Consider for example the problem of one human brain, containing a complex image or abstract concept, having to transfer that image or concept into another human brain. This is a serialisation problem, one at which I am very bad... better known as "talking to people".
For integral data types it's easy. You just write the thing as a stream of bytes. The only thing you really have to do is make sure you're reading the bytes in the right order (endianness.) This is a solved problem, go read about network byte order and host byte order for instance.
For floats and doubles it's a bit more complicated though. How do you write out a double and then read it back later, knowing you have the same thing? Here are the outlines of three approaches.
Type punning
Stick the double in a union along with an array of the same size as a double.

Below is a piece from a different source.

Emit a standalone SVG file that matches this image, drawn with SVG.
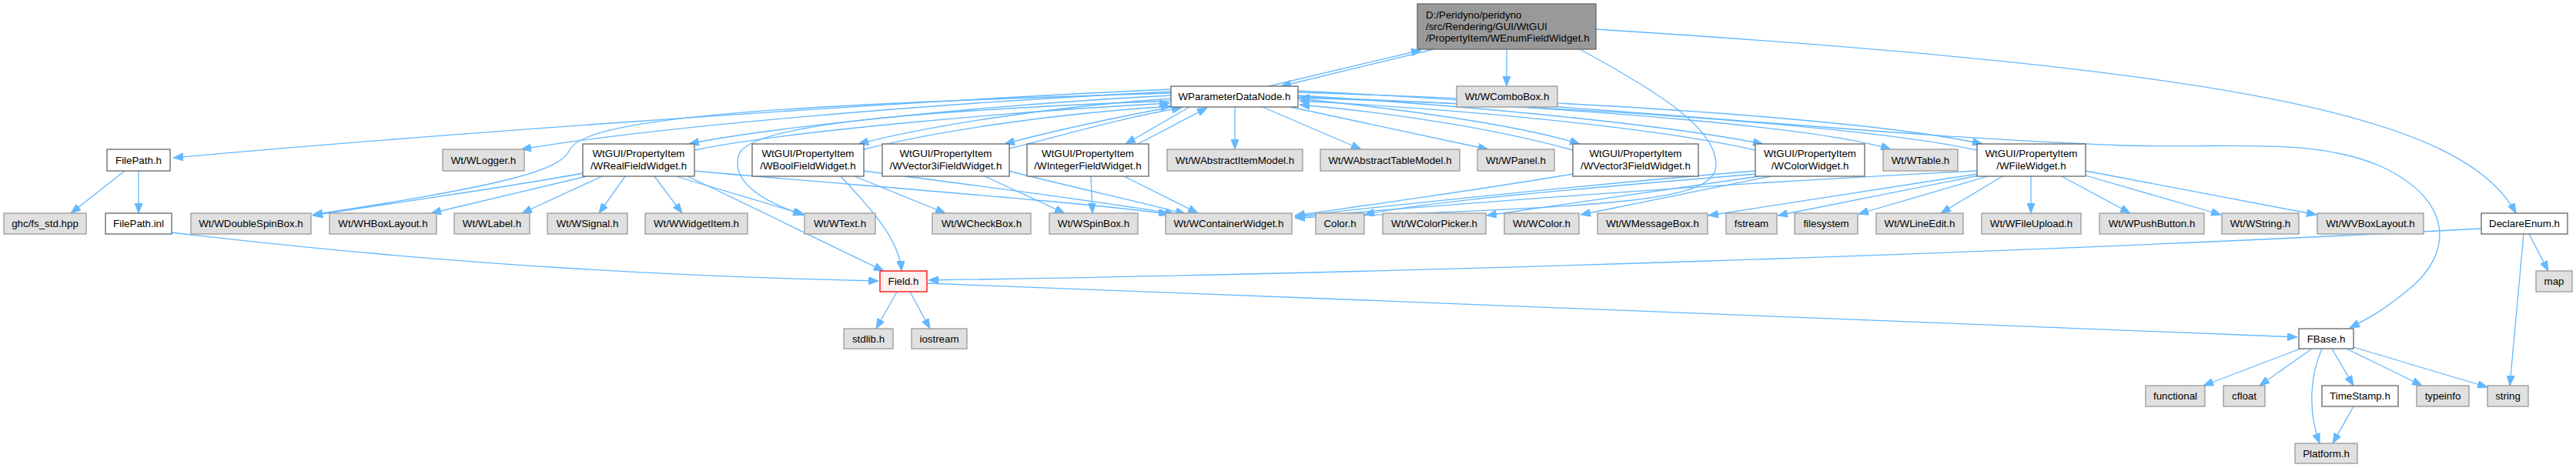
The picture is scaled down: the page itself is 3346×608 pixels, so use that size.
<svg xmlns="http://www.w3.org/2000/svg" width="3346" height="608" viewBox="0 0 3346 608">
<style>
rect{stroke-width:1.3}
.ext{fill:#e0e0e0;stroke:#999999}
.doc{fill:#ffffff;stroke:#666666}
.root{fill:#999999;stroke:#666666}
.err{fill:#fff0f0;stroke:#ff0000}
text{font-family:"Liberation Sans",Arial,sans-serif;font-size:13.33px;fill:#000000;text-anchor:middle}
text.l{text-anchor:start}
#edges path{fill:none;stroke:#63b8ff;stroke-width:1.3;marker-end:url(#arr)}
</style>
<defs>
<marker id="arr" viewBox="0 0 13 10" refX="13" refY="5" markerWidth="13" markerHeight="10" markerUnits="userSpaceOnUse" orient="auto">
<path d="M0,0 L13,5 L0,10 z" fill="#63b8ff" stroke="#63b8ff" stroke-width="1"/>
</marker>
</defs>
<rect width="3346" height="608" fill="#ffffff"/>
<g id="edges">
<!-- main -->
<path d="M1862,64 L1664,112"/>
<path d="M1648,112 L1846,65"/>
<path d="M1957,64 L1957,112"/>
<path d="M2052,64 C2165,125 2230,170 2229,215 C2228,262 2100,268 1682,283"/>
<path d="M2073,38 C2900,90 3200,150 3268,277"/>
<!-- WPDN out -->
<path d="M1521,116 C1100,135 500,180 225,205"/>
<path d="M1521,119 C1200,135 850,165 677,194"/>
<path d="M1521,121 C1050,135 760,150 740,195 C728,222 650,242 406,279"/>
<path d="M1521,124 C1300,135 1000,165 895,187"/>
<path d="M902,195 C1010,172 1310,145 1519,134"/>
<path d="M1521,131 C1150,145 975,165 960,200 C948,235 990,262 1043,279"/>
<path d="M1521,128 C1350,140 1200,165 1115,187"/>
<path d="M1122,194 C1210,172 1360,148 1521,138"/>
<path d="M1523,139 C1450,152 1360,172 1305,187"/>
<path d="M1311,193 C1380,176 1460,152 1535,140"/>
<path d="M1545,139 L1462,187"/>
<path d="M1478,187 L1568,140"/>
<path d="M1604,139 L1604,194"/>
<path d="M1640,139 L1768,194"/>
<path d="M1676,139 L1933,194"/>
<path d="M1686,128 C1850,145 1980,165 2052,187"/>
<path d="M2043,195 C1960,172 1830,148 1688,136"/>
<path d="M1686,124 C1950,140 2180,165 2290,187"/>
<path d="M2280,195 C2170,170 1950,145 1688,131"/>
<path d="M1686,126 C2100,140 2380,170 2456,194"/>
<path d="M1686,120 C2150,135 2450,160 2575,187"/>
<path d="M2568,195 C2450,170 2150,142 1688,127"/>
<path d="M1686,118 C2100,138 2450,178 2760,189 C2900,193 3000,178 3090,215 C3190,260 3185,330 3130,375 C3100,400 3080,412 3052,426"/>
<!-- FilePath -->
<path d="M162,222 L92,277"/>
<path d="M180,222 L180,277"/>
<path d="M223,302 C500,335 800,358 1141,365"/>
<!-- WReal -->
<path d="M757,225 C650,245 500,265 406,280"/>
<path d="M762,229 L560,277"/>
<path d="M782,229 L678,277"/>
<path d="M812,229 L778,277"/>
<path d="M850,229 L886,277"/>
<path d="M878,229 L1045,279"/>
<path d="M902,222 C1100,240 1400,262 1518,278"/>
<path d="M893,229 C980,270 1070,315 1148,352"/>
<!-- WBool -->
<path d="M1092,229 C1130,270 1168,310 1171,352"/>
<path d="M1110,229 L1228,277"/>
<path d="M1121,222 C1300,245 1450,265 1526,278"/>
<!-- WVec3i / WInt -->
<path d="M1279,229 L1383,277"/>
<path d="M1310,222 C1400,245 1480,262 1540,278"/>
<path d="M1417,229 L1419,277"/>
<path d="M1460,229 L1556,277"/>
<!-- right widgets -->
<path d="M2043,226 C1900,250 1750,270 1682,280"/>
<path d="M2280,222 C2000,245 1800,268 1682,281"/>
<path d="M2282,226 C2050,245 1850,262 1772,279"/>
<path d="M2285,229 L1931,280"/>
<path d="M2300,229 L2053,279"/>
<path d="M2568,222 C2200,240 1900,265 1682,282"/>
<path d="M2568,226 L2219,280"/>
<path d="M2570,228 L2309,280"/>
<path d="M2582,229 L2414,278"/>
<path d="M2601,229 L2521,277"/>
<path d="M2638,229 L2638,277"/>
<path d="M2678,229 L2767,277"/>
<path d="M2709,228 L2885,279"/>
<path d="M2709,222 L3009,279"/>
<!-- DeclareEnum -->
<path d="M3223,297 C2600,330 1800,355 1206,364"/>
<path d="M3285,304 L3310,352"/>
<path d="M3278,304 L3260,501"/>
<!-- Field -->
<path d="M1204,368 C1800,390 2500,420 2984,438"/>
<path d="M1165,379 L1138,427"/>
<path d="M1182,379 L1208,427"/>
<!-- FBase -->
<path d="M2988,453 L2862,501"/>
<path d="M3003,453 L2935,501"/>
<path d="M3016,453 C3000,490 2998,535 3013,576"/>
<path d="M3029,453 L3057,501"/>
<path d="M3048,453 L3146,501"/>
<path d="M3057,451 L3231,503"/>
<path d="M3057,528 L3030,576"/>
</g>
<g id="n_main"><rect class="root" x="1841" y="5" width="232" height="59"/><text class="l" x="1852" y="24">D:/Peridyno/peridyno</text><text class="l" x="1852" y="39">/src/Rendering/GUI/WtGUI</text><text class="l" x="1852" y="54">/PropertyItem/WEnumFieldWidget.h</text></g>
<g id="n_wpdn"><rect class="doc" x="1521" y="112" width="165" height="27"/><text x="1603.5" y="130">WParameterDataNode.h</text></g>
<g id="n_combobox"><rect class="ext" x="1892" y="112" width="131" height="27"/><text x="1957.5" y="130">Wt/WComboBox.h</text></g>
<g id="n_filepath_h"><rect class="doc" x="139" y="194" width="82" height="28"/><text x="180" y="213">FilePath.h</text></g>
<g id="n_wlogger"><rect class="ext" x="575" y="194" width="106" height="28"/><text x="628" y="213">Wt/WLogger.h</text></g>
<g id="n_wreal"><rect class="doc" x="757" y="187" width="145" height="42"/><text x="829.5" y="204">WtGUI/PropertyItem</text><text x="829.5" y="219.5">/WRealFieldWidget.h</text></g>
<g id="n_wbool"><rect class="doc" x="977" y="187" width="145" height="42"/><text x="1049.5" y="204">WtGUI/PropertyItem</text><text x="1049.5" y="219.5">/WBoolFieldWidget.h</text></g>
<g id="n_wvec3i"><rect class="doc" x="1146" y="187" width="165" height="42"/><text x="1228.5" y="204">WtGUI/PropertyItem</text><text x="1228.5" y="219.5">/WVector3iFieldWidget.h</text></g>
<g id="n_wint"><rect class="doc" x="1334" y="187" width="158" height="42"/><text x="1413" y="204">WtGUI/PropertyItem</text><text x="1413" y="219.5">/WIntegerFieldWidget.h</text></g>
<g id="n_wabsitem"><rect class="ext" x="1516" y="194" width="176" height="28"/><text x="1604" y="213">Wt/WAbstractItemModel.h</text></g>
<g id="n_wabstable"><rect class="ext" x="1715" y="194" width="181" height="28"/><text x="1805.5" y="213">Wt/WAbstractTableModel.h</text></g>
<g id="n_wpanel"><rect class="ext" x="1919" y="194" width="100" height="28"/><text x="1969" y="213">Wt/WPanel.h</text></g>
<g id="n_wvec3"><rect class="doc" x="2043" y="187" width="163" height="42"/><text x="2124.5" y="204">WtGUI/PropertyItem</text><text x="2124.5" y="219.5">/WVector3FieldWidget.h</text></g>
<g id="n_wcolorw"><rect class="doc" x="2280" y="187" width="142" height="42"/><text x="2351" y="204">WtGUI/PropertyItem</text><text x="2351" y="219.5">/WColorWidget.h</text></g>
<g id="n_wtable"><rect class="ext" x="2446" y="194" width="97" height="28"/><text x="2494.5" y="213">Wt/WTable.h</text></g>
<g id="n_wfilew"><rect class="doc" x="2568" y="187" width="141" height="42"/><text x="2638.5" y="204">WtGUI/PropertyItem</text><text x="2638.5" y="219.5">/WFileWidget.h</text></g>
<g id="n_ghc"><rect class="ext" x="5" y="277" width="107" height="27"/><text x="58.5" y="295">ghc/fs_std.hpp</text></g>
<g id="n_filepath_inl"><rect class="doc" x="137" y="277" width="86" height="27"/><text x="180" y="295">FilePath.inl</text></g>
<g id="n_wdoublespin"><rect class="ext" x="248" y="277" width="156" height="27"/><text x="326" y="295">Wt/WDoubleSpinBox.h</text></g>
<g id="n_whbox"><rect class="ext" x="428" y="277" width="139" height="27"/><text x="497.5" y="295">Wt/WHBoxLayout.h</text></g>
<g id="n_wlabel"><rect class="ext" x="590" y="277" width="98" height="27"/><text x="639" y="295">Wt/WLabel.h</text></g>
<g id="n_wsignal"><rect class="ext" x="711" y="277" width="104" height="27"/><text x="763" y="295">Wt/WSignal.h</text></g>
<g id="n_wwidgetitem"><rect class="ext" x="838" y="277" width="133" height="27"/><text x="904.5" y="295">Wt/WWidgetItem.h</text></g>
<g id="n_wtext"><rect class="ext" x="1045" y="277" width="92" height="27"/><text x="1091" y="295">Wt/WText.h</text></g>
<g id="n_wcheckbox"><rect class="ext" x="1211" y="277" width="128" height="27"/><text x="1275" y="295">Wt/WCheckBox.h</text></g>
<g id="n_wspinbox"><rect class="ext" x="1363" y="277" width="115" height="27"/><text x="1420.5" y="295">Wt/WSpinBox.h</text></g>
<g id="n_wcontainer"><rect class="ext" x="1514" y="277" width="164" height="27"/><text x="1596" y="295">Wt/WContainerWidget.h</text></g>
<g id="n_color"><rect class="ext" x="1709" y="277" width="63" height="27"/><text x="1740.5" y="295">Color.h</text></g>
<g id="n_wcolorpicker"><rect class="ext" x="1796" y="277" width="134" height="27"/><text x="1863" y="295">Wt/WColorPicker.h</text></g>
<g id="n_wcolor"><rect class="ext" x="1954" y="277" width="97" height="27"/><text x="2002.5" y="295">Wt/WColor.h</text></g>
<g id="n_wmessagebox"><rect class="ext" x="2075" y="277" width="143" height="27"/><text x="2146.5" y="295">Wt/WMessageBox.h</text></g>
<g id="n_fstream"><rect class="ext" x="2242" y="277" width="66" height="27"/><text x="2275" y="295">fstream</text></g>
<g id="n_filesystem"><rect class="ext" x="2331" y="277" width="82" height="27"/><text x="2372" y="295">filesystem</text></g>
<g id="n_wlineedit"><rect class="ext" x="2437" y="277" width="113" height="27"/><text x="2493.5" y="295">Wt/WLineEdit.h</text></g>
<g id="n_wfileupload"><rect class="ext" x="2574" y="277" width="129" height="27"/><text x="2638.5" y="295">Wt/WFileUpload.h</text></g>
<g id="n_wpushbutton"><rect class="ext" x="2727" y="277" width="136" height="27"/><text x="2795" y="295">Wt/WPushButton.h</text></g>
<g id="n_wstring"><rect class="ext" x="2886" y="277" width="100" height="27"/><text x="2936" y="295">Wt/WString.h</text></g>
<g id="n_wvbox"><rect class="ext" x="3010" y="277" width="138" height="27"/><text x="3079" y="295">Wt/WVBoxLayout.h</text></g>
<g id="n_declareenum"><rect class="doc" x="3223" y="277" width="112" height="27"/><text x="3279" y="295">DeclareEnum.h</text></g>
<g id="n_field"><rect class="err" x="1143" y="352" width="61" height="27"/><text x="1173.5" y="370">Field.h</text></g>
<g id="n_map"><rect class="ext" x="3294" y="352" width="47" height="27"/><text x="3317.5" y="370">map</text></g>
<g id="n_stdlib"><rect class="ext" x="1096" y="427" width="64" height="26"/><text x="1128" y="445">stdlib.h</text></g>
<g id="n_iostream"><rect class="ext" x="1184" y="427" width="72" height="26"/><text x="1220" y="445">iostream</text></g>
<g id="n_fbase"><rect class="doc" x="2986" y="427" width="71" height="26"/><text x="3021.5" y="445">FBase.h</text></g>
<g id="n_functional"><rect class="ext" x="2787" y="501" width="77" height="27"/><text x="2825.5" y="519">functional</text></g>
<g id="n_cfloat"><rect class="ext" x="2888" y="501" width="54" height="27"/><text x="2915" y="519">cfloat</text></g>
<g id="n_timestamp"><rect class="doc" x="3016" y="501" width="99" height="27"/><text x="3065.5" y="519">TimeStamp.h</text></g>
<g id="n_typeinfo"><rect class="ext" x="3139" y="501" width="68" height="27"/><text x="3173" y="519">typeinfo</text></g>
<g id="n_string"><rect class="ext" x="3231" y="501" width="53" height="27"/><text x="3257.5" y="519">string</text></g>
<g id="n_platform"><rect class="ext" x="2981" y="576" width="81" height="26"/><text x="3021.5" y="594">Platform.h</text></g>
</svg>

union { double d; uint8_t c[sizeof(double)]; } u;
Then you write your double into u.d and loop over the bytes, writing each one out at a time, just like writing out an int32_t or whatever.
Pros Fairly simple. Probably looks like the serialisation code you have already.
Cons Not particularly portable. Assumes floating point data format is the same on both ends. While this is more or less true in modern times it cannot be relied upon. Even if that's a risk you're willing to take you still have to worry about endianness.
Write the double as a string
Convert the double into an array of characters with sprintf. To read it back, use strtod. C99 has a printf format specifier "%a" that seems made for this.
Pros Has the nice bonus that strings are human-readable.
Cons How do you know how much precision to use so you read back exactly the same number as you wrote? The manual page for printf suggests that's what it is for, but of course %a doesn't exist in worlds where C99 support doesn't exist (guess who I mean!)
frexp/ldexp
This is an approach I didn't think of and had to try out myself.
These are two floating point functions (defined in math.h, link with -m). The first decomposes a double into an integer exponent and a normalized fractional mantissa in the interval [½,1). The second puts it back again. Now what?
My naive approach was to multiply the fractional part by INT64_MAX to convert it into an int64_t. Now you have two integers (of sizes 4 and 8 bytes respectively, so you're using up 4 extra bytes per double stored) and these can be serialised using your existing functions for integral data types.
struct fpack { int32_t exp; int64_t frac; }; void serialize(struct fpack *pack, double d) { double mantissa = frexp(d, &(pack->exp)); pack->frac = INT64_MAX * mantissa; } double unserialize(struct fpack *pack) { double mantissa = (double)(pack->frac) / INT64_MAX; return ldexp(mantissa, pack->exp); }
I've tested this a bit - get a double, convert it to a struct and back, compare it to the original - and it seems to work for most everything I threw at it (several thousand random strings of digits and a decimal point somewhere) but with the exceptions of infinities, "Not-A-Number" cases etc.
Pros uses standard functions so it should be portable.
Cons not enough testing/edge case handling.
I suspect printf("%a") is doing something like this but a more clever variant. But ultimately it begins by calling frexp.
Conclusion
Strings are probably best, but I like that trick with frexp/ldexp. It just needs more testing and attention to edge cases.
And of course if you want strings but your platform doesn't have printf("%a") you could always pilfer a free implementation that's compatible with your licence.